Estimation of fracture normal stiffness using a transmissivity-depth correlation

Abstract

A new method for determination of fracture normal stiffness is developed in this paper. From the point of hydro-mechanical coupling, the relationship between transmissivity and depth is utilized to calculate fracture normal stiffness of large-scale rock masses, which is an important but difficult-to-obtain parameter. The basic idea is that flow in fractured media is very sensitive to aperture of discontinuity, and the aperture of the discontinuity is mainly determined by the normal stress and normal stiffness. A decrease in transmissivity of fractured rock masses with increasing depth, as indicated in hydraulic tests, is due to closure of the joints caused by an increase in the normal stress that is nearly proportional to depth. Consequently, it is possible to estimate in-situ fracture normal stiffness by using information of depth-dependent transmissivity.

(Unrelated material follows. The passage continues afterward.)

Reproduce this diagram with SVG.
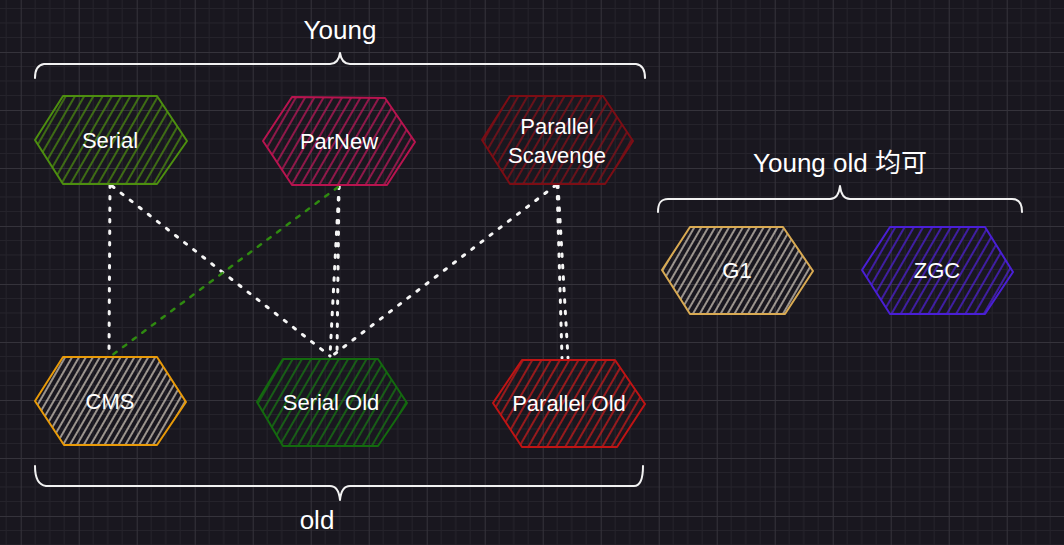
<svg xmlns="http://www.w3.org/2000/svg" width="1064" height="545" viewBox="0 0 1064 545">
<defs>
<pattern id="grid" patternUnits="userSpaceOnUse" x="20.7" y="52" width="58" height="58">
<path d="M14.5,0V58M29,0V58M43.5,0V58M0,14.5H58M0,29H58M0,43.5H58" stroke="#25232b" stroke-width="1" fill="none"/>
<path d="M0.5,0V58M0,0.5H58" stroke="#35333b" stroke-width="1" fill="none"/>
</pattern>
<pattern id="hGreen" patternUnits="userSpaceOnUse" width="8" height="20" patternTransform="rotate(30)"><path d="M1,0V20" stroke="#4d8f0f" stroke-width="1.4"/></pattern>
<pattern id="hPink" patternUnits="userSpaceOnUse" width="8" height="20" patternTransform="rotate(30)"><path d="M1,0V20" stroke="#c2185b" stroke-width="1.4"/></pattern>
<pattern id="hDarkRed" patternUnits="userSpaceOnUse" width="8" height="20" patternTransform="rotate(30)"><path d="M1,0V20" stroke="#8a0f18" stroke-width="1.4"/></pattern>
<pattern id="hBeige" patternUnits="userSpaceOnUse" width="6" height="20" patternTransform="rotate(30)"><path d="M1,0V20" stroke="#d2c9bc" stroke-width="1.4"/></pattern>
<pattern id="hDkGreen" patternUnits="userSpaceOnUse" width="8" height="20" patternTransform="rotate(30)"><path d="M1,0V20" stroke="#167a12" stroke-width="1.4"/></pattern>
<pattern id="hRed" patternUnits="userSpaceOnUse" width="8" height="20" patternTransform="rotate(30)"><path d="M1,0V20" stroke="#cc1a1a" stroke-width="1.4"/></pattern>
<pattern id="hPurple" patternUnits="userSpaceOnUse" width="8" height="20" patternTransform="rotate(30)"><path d="M1,0V20" stroke="#4f20d8" stroke-width="1.4"/></pattern>
</defs>
<style>
.hex{stroke-width:2;stroke-linejoin:round}
.lbl{font-family:"Liberation Sans",Arial,sans-serif;font-size:22px;fill:#ffffff;text-anchor:middle;dominant-baseline:central}
.title{font-family:"Liberation Sans","Noto Sans CJK SC",sans-serif;font-size:26px;fill:#ffffff;text-anchor:middle;dominant-baseline:central}
.brace{fill:none;stroke:#f2f2f2;stroke-width:2;stroke-linecap:round;stroke-linejoin:round}
.dot{fill:none;stroke:#f5f5f5;stroke-width:3;stroke-linecap:round;stroke-dasharray:2.5 9}
.gdash{fill:none;stroke:#2f8a10;stroke-width:2.5;stroke-linecap:round;stroke-dasharray:4 8}
</style>
<rect width="1064" height="545" fill="#19171f"/>
<rect width="1064" height="545" fill="url(#grid)"/>

<g id="braces">
<path class="brace" d="M35,78 C35,70 37,65 44,64 L330,64 C336,64 339,60 340,53 C341,60 344,64 350,64 L636,64 C643,65 645,70 645,78"/>
<path class="brace" d="M35,466 C35,476 38,485 46,486 L330,486 C336,486 339,490 340,500 C341,490 344,486 350,486 L634,486 C641,486 643,478 643,466"/>
<path class="brace" d="M658,212 C658,204 660,199 668,199 L830,199 C836,199 839,195 840,186 C841,195 844,199 850,199 L1012,199 C1019,199 1022,204 1022,212"/>
</g>
<g id="titles">
<text class="title" x="340" y="30">Young</text>
<text class="title" x="317" y="520">old</text>
<text class="title" x="840" y="163">Young old 均可</text>
</g>

<g id="connectors">
<path class="dot" d="M110,185 L109,356"/>
<path class="dot" d="M112,186 L330,356"/>
<path class="dot" d="M339,186 L330,356"/>
<path class="dot" d="M339,186 L337,355"/>
<path class="dot" d="M556,185 L332,356"/>
<path class="dot" d="M557,185 L562,358"/>
<path class="dot" d="M558,185 L568,358"/>
<path class="gdash" d="M338,187 L111,356"/>
</g>

<g id="serial">
<polygon class="hex" points="35,140 63,96 157,96 187,141 157,184 63,184" fill="url(#hGreen)" stroke="#4d8f0f"/>
<text class="lbl" x="110" y="140">Serial</text>
</g>
<g id="parnew">
<polygon class="hex" points="263,141 292,97 385,98 415,142 387,185 292,185" fill="url(#hPink)" stroke="#b8144f"/>
<text class="lbl" x="339" y="141">ParNew</text>
</g>
<g id="parallel-scavenge">
<polygon class="hex" points="482,140 510,96 603,96 633,141 605,184 510,184" fill="url(#hDarkRed)" stroke="#7c0d14"/>
<text class="lbl" x="557" y="126">Parallel</text>
<text class="lbl" x="557" y="155">Scavenge</text>
</g>
<g id="cms">
<polygon class="hex" points="35,401 63,357 157,357 186,402 157,445 64,445" fill="url(#hBeige)" stroke="#e89a08"/>
<text class="lbl" x="110" y="401">CMS</text>
</g>
<g id="serial-old">
<polygon class="hex" points="257,402 283,359 378,359 407,403 378,446 283,446" fill="url(#hDkGreen)" stroke="#136a0e"/>
<text class="lbl" x="331" y="402">Serial Old</text>
</g>
<g id="parallel-old">
<polygon class="hex" points="493,403 522,360 615,360 645,404 617,447 522,447" fill="url(#hRed)" stroke="#c01414"/>
<text class="lbl" x="569" y="403">Parallel Old</text>
</g>
<g id="g1">
<polygon class="hex" points="662,270 690,227 783,227 813,271 785,314 690,314" fill="url(#hBeige)" stroke="#d9aa52"/>
<text class="lbl" x="737" y="270">G1</text>
</g>
<g id="zgc">
<polygon class="hex" points="862,270 890,227 985,227 1013,272 985,314 890,314" fill="url(#hPurple)" stroke="#4a1fd6"/>
<text class="lbl" x="937" y="270">ZGC</text>
</g>
</svg>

An equation is derived to achieve the purpose. In our preliminary case study at the fractured sandstone on the left bank of the Xiaolangdi Reservoir in China, the variable fracture normal stiffness is estimated. It satisfies the fact that normal stiffness will increase with increasing stress, i.e. with increasing depth. The value obtained by our method is of the same order of magnitude as the normal stiffness values obtained from laboratory tests reported in the literature. Furthermore, the estimated deformation modulus of the rock mass is close enough to that obtained from in-situ tests or inverse analysis.